Making the record he wanted to make paid off. Vacation may not be the definitive Bomb record for longtime fans, but it’s the one whose influence looms largest over the last decade of DIY, punk, and indie rock. Its production is humble and scrappy, but it’s as ambitious as any rock opera. And it starts out kind of sounding like one. The climactic opener “Campaign For A Better Weekend” begins with just Jeff quietly sighing his words over a piano, like a scene from a musical, and it eventually explodes into a gang vocal punk coda. It segues seamlessly into “Vocal Coach,” a revved-up take on Blue Album-era Weezer that’s peppered with all kinds of bells and synths and tongue-in-cheek self-deprecation. From the one-two punch alone, the album feels like a kindred spirit of the previous year’s The Monitor by Titus Andronicus, who actually opened one of BTMI!’s Vacation shows, but for whatever reason, Vacation was largely ignored by the same publications that showered The Monitor with praise. It wasn’t really until Jeff released his sophomore solo album WORRY., whose side B song cycle was modeled after The Clash’s London Calling and The Beach Boys’ Smile, that critics outside of punk-specific publications began to take notice on a wider scale. And the ever-changing, multi-genre approach of WORRY. was not at all unlike the one Jeff had taken on Vacation.

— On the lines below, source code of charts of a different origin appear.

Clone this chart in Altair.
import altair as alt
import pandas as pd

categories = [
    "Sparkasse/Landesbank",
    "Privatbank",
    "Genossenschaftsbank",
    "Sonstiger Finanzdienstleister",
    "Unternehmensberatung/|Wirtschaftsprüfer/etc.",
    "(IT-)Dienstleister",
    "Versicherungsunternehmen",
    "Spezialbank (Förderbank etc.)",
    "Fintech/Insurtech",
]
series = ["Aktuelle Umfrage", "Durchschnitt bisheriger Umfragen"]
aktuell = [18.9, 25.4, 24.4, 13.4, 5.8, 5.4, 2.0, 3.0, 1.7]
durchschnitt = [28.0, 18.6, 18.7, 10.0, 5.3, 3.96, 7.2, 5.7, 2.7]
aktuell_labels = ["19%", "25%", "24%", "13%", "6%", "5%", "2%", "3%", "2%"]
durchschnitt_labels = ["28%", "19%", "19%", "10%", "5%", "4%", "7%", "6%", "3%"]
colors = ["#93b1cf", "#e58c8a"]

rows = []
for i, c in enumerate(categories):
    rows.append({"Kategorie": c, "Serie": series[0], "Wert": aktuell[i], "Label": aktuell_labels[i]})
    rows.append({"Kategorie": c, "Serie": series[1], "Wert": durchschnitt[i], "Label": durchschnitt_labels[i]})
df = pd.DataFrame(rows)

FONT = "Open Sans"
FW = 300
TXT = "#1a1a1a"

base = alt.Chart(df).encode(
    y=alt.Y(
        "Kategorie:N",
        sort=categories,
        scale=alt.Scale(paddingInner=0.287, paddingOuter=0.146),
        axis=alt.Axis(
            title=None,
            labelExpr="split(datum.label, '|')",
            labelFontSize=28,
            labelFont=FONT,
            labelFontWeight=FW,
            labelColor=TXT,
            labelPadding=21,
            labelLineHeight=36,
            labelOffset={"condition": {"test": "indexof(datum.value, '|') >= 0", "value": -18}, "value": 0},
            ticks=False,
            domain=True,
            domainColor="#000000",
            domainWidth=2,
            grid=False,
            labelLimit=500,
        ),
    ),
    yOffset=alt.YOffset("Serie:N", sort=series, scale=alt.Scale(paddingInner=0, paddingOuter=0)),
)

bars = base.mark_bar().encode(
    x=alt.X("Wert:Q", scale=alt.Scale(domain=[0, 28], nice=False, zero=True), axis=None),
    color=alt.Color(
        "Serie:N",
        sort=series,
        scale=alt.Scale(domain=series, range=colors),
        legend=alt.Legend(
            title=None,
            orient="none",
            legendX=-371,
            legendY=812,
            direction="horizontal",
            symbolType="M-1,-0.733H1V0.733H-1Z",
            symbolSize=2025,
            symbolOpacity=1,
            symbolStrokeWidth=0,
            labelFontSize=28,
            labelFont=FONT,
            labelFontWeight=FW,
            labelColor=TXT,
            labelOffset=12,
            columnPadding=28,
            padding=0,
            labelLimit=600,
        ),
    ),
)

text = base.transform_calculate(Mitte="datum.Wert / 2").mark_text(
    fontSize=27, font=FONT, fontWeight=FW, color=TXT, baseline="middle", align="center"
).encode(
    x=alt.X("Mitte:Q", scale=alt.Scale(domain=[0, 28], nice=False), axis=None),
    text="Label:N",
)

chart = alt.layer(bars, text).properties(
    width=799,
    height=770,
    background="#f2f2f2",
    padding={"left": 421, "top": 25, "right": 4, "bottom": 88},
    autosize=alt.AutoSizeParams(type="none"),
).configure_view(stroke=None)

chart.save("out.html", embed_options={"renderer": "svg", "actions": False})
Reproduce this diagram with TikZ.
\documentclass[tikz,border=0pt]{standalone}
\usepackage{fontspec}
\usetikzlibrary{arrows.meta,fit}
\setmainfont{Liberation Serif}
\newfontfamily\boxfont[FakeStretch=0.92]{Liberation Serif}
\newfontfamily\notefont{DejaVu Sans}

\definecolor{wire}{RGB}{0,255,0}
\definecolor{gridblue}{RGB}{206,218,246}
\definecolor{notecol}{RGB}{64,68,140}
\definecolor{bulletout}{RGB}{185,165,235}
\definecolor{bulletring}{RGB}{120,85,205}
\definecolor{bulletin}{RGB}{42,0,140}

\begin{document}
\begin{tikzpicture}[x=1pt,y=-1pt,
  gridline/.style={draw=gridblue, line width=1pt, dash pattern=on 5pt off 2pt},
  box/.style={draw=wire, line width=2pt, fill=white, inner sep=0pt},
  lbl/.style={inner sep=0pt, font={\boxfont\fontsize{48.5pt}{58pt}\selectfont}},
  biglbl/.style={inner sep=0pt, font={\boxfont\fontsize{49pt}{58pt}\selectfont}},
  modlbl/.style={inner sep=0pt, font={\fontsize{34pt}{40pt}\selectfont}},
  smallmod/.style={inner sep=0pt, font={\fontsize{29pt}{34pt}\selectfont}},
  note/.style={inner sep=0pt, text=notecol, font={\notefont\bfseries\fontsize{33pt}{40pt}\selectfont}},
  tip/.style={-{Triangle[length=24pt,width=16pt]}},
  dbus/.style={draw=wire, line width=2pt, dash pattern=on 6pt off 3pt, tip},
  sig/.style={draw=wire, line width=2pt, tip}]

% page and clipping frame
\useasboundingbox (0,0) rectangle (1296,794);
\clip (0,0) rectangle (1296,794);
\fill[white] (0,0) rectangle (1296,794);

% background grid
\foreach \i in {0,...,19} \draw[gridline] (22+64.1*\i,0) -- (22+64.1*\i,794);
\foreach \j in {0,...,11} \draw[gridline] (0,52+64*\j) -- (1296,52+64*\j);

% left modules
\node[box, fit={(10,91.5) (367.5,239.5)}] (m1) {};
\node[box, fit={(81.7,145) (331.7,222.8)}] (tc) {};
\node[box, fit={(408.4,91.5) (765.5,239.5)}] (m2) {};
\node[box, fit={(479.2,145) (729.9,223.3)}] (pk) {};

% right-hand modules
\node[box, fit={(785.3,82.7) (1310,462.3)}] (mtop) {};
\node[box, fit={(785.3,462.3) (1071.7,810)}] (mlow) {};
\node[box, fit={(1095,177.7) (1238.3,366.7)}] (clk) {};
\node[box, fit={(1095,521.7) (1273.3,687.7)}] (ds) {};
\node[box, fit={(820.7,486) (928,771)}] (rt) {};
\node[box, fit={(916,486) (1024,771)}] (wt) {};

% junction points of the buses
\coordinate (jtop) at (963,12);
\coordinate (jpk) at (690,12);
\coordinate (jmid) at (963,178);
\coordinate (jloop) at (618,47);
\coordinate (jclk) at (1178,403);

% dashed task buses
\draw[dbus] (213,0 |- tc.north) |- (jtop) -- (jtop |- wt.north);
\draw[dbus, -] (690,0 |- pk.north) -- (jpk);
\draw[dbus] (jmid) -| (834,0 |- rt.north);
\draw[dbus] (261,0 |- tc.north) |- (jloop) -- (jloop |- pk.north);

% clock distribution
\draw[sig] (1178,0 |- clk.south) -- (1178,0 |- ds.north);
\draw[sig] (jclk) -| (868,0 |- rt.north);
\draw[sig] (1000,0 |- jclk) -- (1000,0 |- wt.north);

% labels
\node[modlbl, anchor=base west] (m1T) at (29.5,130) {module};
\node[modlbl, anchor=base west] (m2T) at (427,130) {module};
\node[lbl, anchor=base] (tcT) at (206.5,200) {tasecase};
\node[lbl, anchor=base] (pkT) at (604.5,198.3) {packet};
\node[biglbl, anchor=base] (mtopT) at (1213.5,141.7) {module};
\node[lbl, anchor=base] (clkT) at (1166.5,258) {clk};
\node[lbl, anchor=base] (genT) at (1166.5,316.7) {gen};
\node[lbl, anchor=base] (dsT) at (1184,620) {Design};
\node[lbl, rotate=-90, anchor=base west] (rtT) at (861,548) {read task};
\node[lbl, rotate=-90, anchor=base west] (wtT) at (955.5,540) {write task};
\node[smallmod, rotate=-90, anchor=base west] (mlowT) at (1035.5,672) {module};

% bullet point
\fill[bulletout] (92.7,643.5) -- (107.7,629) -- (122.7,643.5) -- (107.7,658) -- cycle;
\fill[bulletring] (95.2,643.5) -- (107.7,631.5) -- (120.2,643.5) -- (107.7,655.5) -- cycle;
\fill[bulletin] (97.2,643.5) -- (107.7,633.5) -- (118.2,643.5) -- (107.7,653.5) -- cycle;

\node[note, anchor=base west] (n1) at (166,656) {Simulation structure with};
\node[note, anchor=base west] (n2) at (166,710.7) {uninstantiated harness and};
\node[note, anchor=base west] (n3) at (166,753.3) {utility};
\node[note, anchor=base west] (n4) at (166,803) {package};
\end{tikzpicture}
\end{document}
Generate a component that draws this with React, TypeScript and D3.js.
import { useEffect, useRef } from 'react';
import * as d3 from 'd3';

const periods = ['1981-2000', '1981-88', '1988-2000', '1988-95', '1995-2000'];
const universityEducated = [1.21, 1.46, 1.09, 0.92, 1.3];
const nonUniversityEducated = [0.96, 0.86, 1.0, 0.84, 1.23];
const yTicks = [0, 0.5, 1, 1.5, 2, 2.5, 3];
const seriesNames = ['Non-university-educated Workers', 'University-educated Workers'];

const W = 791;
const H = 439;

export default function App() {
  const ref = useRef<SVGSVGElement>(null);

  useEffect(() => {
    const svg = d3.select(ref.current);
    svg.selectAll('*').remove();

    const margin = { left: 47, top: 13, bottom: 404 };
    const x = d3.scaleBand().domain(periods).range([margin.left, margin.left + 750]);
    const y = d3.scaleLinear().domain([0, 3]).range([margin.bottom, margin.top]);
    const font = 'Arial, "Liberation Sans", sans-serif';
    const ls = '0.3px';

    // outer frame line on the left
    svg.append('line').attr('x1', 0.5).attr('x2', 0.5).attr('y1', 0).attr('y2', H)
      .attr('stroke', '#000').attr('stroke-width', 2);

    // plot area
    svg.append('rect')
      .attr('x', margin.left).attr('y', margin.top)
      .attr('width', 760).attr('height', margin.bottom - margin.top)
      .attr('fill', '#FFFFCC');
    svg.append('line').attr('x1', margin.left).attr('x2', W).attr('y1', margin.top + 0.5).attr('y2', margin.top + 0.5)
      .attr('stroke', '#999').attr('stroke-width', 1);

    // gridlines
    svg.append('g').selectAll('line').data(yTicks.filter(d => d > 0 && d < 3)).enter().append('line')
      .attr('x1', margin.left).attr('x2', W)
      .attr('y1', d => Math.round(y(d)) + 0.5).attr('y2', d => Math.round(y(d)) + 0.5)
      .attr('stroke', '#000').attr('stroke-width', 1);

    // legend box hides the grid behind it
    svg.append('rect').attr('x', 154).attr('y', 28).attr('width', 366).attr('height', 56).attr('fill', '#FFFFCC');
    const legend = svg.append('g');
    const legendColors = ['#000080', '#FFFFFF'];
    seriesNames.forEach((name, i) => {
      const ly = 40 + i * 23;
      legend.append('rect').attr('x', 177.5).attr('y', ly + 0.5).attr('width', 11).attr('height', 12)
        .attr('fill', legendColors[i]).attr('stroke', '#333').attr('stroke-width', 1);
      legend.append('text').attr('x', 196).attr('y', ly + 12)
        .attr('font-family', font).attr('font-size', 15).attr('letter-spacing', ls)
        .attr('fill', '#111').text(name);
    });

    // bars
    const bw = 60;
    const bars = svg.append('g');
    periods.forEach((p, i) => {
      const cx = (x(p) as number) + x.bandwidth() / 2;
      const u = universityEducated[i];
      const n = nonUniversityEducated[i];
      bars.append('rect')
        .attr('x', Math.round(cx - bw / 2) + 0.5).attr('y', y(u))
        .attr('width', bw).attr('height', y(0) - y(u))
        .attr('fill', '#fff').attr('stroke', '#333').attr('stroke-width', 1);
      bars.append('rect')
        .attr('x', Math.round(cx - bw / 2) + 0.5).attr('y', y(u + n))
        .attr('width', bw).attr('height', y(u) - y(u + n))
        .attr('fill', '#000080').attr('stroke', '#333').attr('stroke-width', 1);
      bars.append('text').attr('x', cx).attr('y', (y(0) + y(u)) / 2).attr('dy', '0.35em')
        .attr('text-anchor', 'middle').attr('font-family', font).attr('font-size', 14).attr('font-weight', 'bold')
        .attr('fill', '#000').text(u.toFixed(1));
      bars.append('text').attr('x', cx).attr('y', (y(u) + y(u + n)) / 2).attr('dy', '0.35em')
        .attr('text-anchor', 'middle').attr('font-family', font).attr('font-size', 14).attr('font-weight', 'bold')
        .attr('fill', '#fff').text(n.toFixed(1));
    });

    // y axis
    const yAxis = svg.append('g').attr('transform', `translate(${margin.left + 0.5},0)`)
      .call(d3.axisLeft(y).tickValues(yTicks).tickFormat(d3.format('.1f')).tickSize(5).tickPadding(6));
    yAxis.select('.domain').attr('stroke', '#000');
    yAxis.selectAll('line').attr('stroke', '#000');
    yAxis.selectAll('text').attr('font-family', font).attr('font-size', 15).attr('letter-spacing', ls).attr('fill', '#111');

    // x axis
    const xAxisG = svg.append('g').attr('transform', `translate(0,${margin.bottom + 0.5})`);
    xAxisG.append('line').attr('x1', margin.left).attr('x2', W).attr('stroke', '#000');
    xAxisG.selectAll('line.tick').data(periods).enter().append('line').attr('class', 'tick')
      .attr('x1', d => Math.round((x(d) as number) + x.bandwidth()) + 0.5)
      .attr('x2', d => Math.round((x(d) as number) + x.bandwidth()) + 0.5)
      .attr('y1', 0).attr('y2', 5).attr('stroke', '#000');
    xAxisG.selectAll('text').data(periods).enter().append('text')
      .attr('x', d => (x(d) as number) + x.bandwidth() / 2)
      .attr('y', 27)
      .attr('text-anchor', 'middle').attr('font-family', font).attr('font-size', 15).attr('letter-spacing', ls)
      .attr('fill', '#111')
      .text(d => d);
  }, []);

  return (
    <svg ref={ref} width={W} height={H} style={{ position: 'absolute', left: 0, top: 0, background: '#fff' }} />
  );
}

Throughout Vacation, Bomb the Music Industry! usually fall somewhere between indie rock and punk, never fully committing to either one, and they also flirt with Beach Boys-y ballads, campfire folk singalongs, arena rock, chiptune, and more, all in the way that only Jeff Rosenstock could. As he’s done since the ASOB days, Jeff often seems like he’s trying to squeeze as many words into each line as possible, but he also knows when to balance out all the chaos with a bare-bones interlude, and when to give in to his pop instincts and burst into a super catchy chorus. The album — which was made by a total of 23 musicians — is fleshed out with strings, horns, keyboards, glockenspiel, harmonica, pedal steel, with arrangements that owe more to Jeff’s love of Neutral Milk Hotel than to his punk and ska background. And as he’s done all throughout his career, Jeff put just as much thought into his lyrics as he did into the complex arrangements, coming out with songs that are genuinely purposeful. For an album as communal and upbeat as Vacation often is, the words are frequently personal, lonely, and depressed. Still, Vacation always feels like it’s bursting with hope and optimism, like it’s saying, no matter how bad things seem, there’s still reason to feel joy.

As Bomb the Music Industry!’s final album, Vacation was one hell of a note to go out on, but it’s opened so many doors for both Jeff and the DIY scene overall that it’s hard to see it as the “end” of anything. Its influence has grown each year, and it still feels like we’re only just beginning to see how large this album’s impact is. It also hasn’t aged a bit. Vacation could come out today as Jeff’s latest album, and the uninitiated would probably never suspect it was written a decade ago.